**Required work:**
Within the material below, locate the line with "Generate a Python" and the line with "plt.savefig('out.png', dpi=100)", then return those two lines and all lines between them, exactly as written.
** start **
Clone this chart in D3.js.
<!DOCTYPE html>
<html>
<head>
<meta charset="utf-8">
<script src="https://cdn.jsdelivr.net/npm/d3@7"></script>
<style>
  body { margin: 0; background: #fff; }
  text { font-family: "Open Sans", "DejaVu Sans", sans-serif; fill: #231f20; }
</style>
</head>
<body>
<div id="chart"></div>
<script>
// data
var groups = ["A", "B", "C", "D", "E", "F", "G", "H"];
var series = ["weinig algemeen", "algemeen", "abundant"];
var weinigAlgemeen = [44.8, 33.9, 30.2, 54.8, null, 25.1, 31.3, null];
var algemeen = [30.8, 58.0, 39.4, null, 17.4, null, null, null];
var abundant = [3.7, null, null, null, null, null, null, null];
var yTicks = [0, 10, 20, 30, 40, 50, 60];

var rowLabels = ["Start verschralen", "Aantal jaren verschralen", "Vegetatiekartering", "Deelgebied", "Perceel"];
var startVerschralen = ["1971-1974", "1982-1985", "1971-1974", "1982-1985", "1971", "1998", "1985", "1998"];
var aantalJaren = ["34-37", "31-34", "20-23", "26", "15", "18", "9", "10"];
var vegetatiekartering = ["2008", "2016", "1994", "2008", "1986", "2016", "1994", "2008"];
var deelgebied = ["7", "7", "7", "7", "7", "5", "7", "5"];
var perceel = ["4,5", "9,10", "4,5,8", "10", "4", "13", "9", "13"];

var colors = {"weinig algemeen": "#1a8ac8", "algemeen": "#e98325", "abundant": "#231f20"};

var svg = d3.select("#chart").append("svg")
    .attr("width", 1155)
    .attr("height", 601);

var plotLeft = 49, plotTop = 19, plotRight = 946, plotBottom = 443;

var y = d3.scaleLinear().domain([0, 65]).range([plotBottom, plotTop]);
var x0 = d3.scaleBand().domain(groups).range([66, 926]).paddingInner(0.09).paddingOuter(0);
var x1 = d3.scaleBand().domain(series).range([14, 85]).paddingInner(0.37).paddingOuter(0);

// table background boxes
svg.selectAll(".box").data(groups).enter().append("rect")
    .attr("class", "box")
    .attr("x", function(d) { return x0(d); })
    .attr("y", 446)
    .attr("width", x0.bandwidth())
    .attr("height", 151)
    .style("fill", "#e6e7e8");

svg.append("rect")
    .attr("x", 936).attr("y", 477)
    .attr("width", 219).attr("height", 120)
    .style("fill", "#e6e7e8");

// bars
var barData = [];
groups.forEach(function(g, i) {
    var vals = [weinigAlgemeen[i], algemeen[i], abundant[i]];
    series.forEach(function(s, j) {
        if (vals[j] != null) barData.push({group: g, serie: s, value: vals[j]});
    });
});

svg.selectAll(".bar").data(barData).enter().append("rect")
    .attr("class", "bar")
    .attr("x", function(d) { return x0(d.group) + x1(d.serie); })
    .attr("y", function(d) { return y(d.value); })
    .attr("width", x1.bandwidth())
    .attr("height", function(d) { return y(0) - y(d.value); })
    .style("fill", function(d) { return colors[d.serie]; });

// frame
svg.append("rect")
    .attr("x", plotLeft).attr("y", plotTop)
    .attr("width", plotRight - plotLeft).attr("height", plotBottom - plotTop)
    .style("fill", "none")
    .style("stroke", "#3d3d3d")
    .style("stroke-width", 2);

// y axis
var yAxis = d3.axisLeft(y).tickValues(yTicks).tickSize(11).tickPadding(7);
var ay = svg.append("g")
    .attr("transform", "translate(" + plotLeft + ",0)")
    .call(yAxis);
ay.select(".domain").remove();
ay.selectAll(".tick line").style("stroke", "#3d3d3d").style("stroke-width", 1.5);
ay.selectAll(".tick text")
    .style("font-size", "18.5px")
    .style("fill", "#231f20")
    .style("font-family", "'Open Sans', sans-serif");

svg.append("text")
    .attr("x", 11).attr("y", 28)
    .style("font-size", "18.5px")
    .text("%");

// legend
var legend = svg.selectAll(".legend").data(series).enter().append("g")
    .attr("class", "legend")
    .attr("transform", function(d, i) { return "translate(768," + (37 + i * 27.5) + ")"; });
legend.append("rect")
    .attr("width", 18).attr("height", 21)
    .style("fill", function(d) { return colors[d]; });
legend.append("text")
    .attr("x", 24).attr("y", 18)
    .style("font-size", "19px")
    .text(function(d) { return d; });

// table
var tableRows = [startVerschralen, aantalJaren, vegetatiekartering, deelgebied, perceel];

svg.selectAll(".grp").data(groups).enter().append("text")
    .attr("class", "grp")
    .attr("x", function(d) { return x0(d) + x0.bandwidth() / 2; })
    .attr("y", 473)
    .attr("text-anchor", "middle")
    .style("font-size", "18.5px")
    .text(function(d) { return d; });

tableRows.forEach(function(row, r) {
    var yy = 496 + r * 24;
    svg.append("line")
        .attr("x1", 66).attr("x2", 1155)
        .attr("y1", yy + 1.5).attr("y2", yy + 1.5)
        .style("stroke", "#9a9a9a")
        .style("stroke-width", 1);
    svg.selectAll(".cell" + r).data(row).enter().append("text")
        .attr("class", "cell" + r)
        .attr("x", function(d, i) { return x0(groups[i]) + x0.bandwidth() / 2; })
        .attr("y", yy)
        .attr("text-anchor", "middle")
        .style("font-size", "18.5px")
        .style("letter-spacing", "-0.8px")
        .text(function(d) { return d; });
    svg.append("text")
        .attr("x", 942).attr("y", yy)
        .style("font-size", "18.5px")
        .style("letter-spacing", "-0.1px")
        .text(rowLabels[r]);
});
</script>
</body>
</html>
** end **
** start **
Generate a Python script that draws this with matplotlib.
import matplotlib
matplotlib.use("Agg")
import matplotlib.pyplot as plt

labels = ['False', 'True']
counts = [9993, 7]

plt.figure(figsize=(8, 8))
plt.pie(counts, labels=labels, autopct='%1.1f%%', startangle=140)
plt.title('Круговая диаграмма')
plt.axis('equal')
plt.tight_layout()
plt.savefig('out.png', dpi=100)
** end **
**Exercise result:**
Generate a Python script that draws this with matplotlib.
import matplotlib
matplotlib.use("Agg")
import matplotlib.pyplot as plt

labels = ['False', 'True']
counts = [9993, 7]

plt.figure(figsize=(8, 8))
plt.pie(counts, labels=labels, autopct='%1.1f%%', startangle=140)
plt.title('Круговая диаграмма')
plt.axis('equal')
plt.tight_layout()
plt.savefig('out.png', dpi=100)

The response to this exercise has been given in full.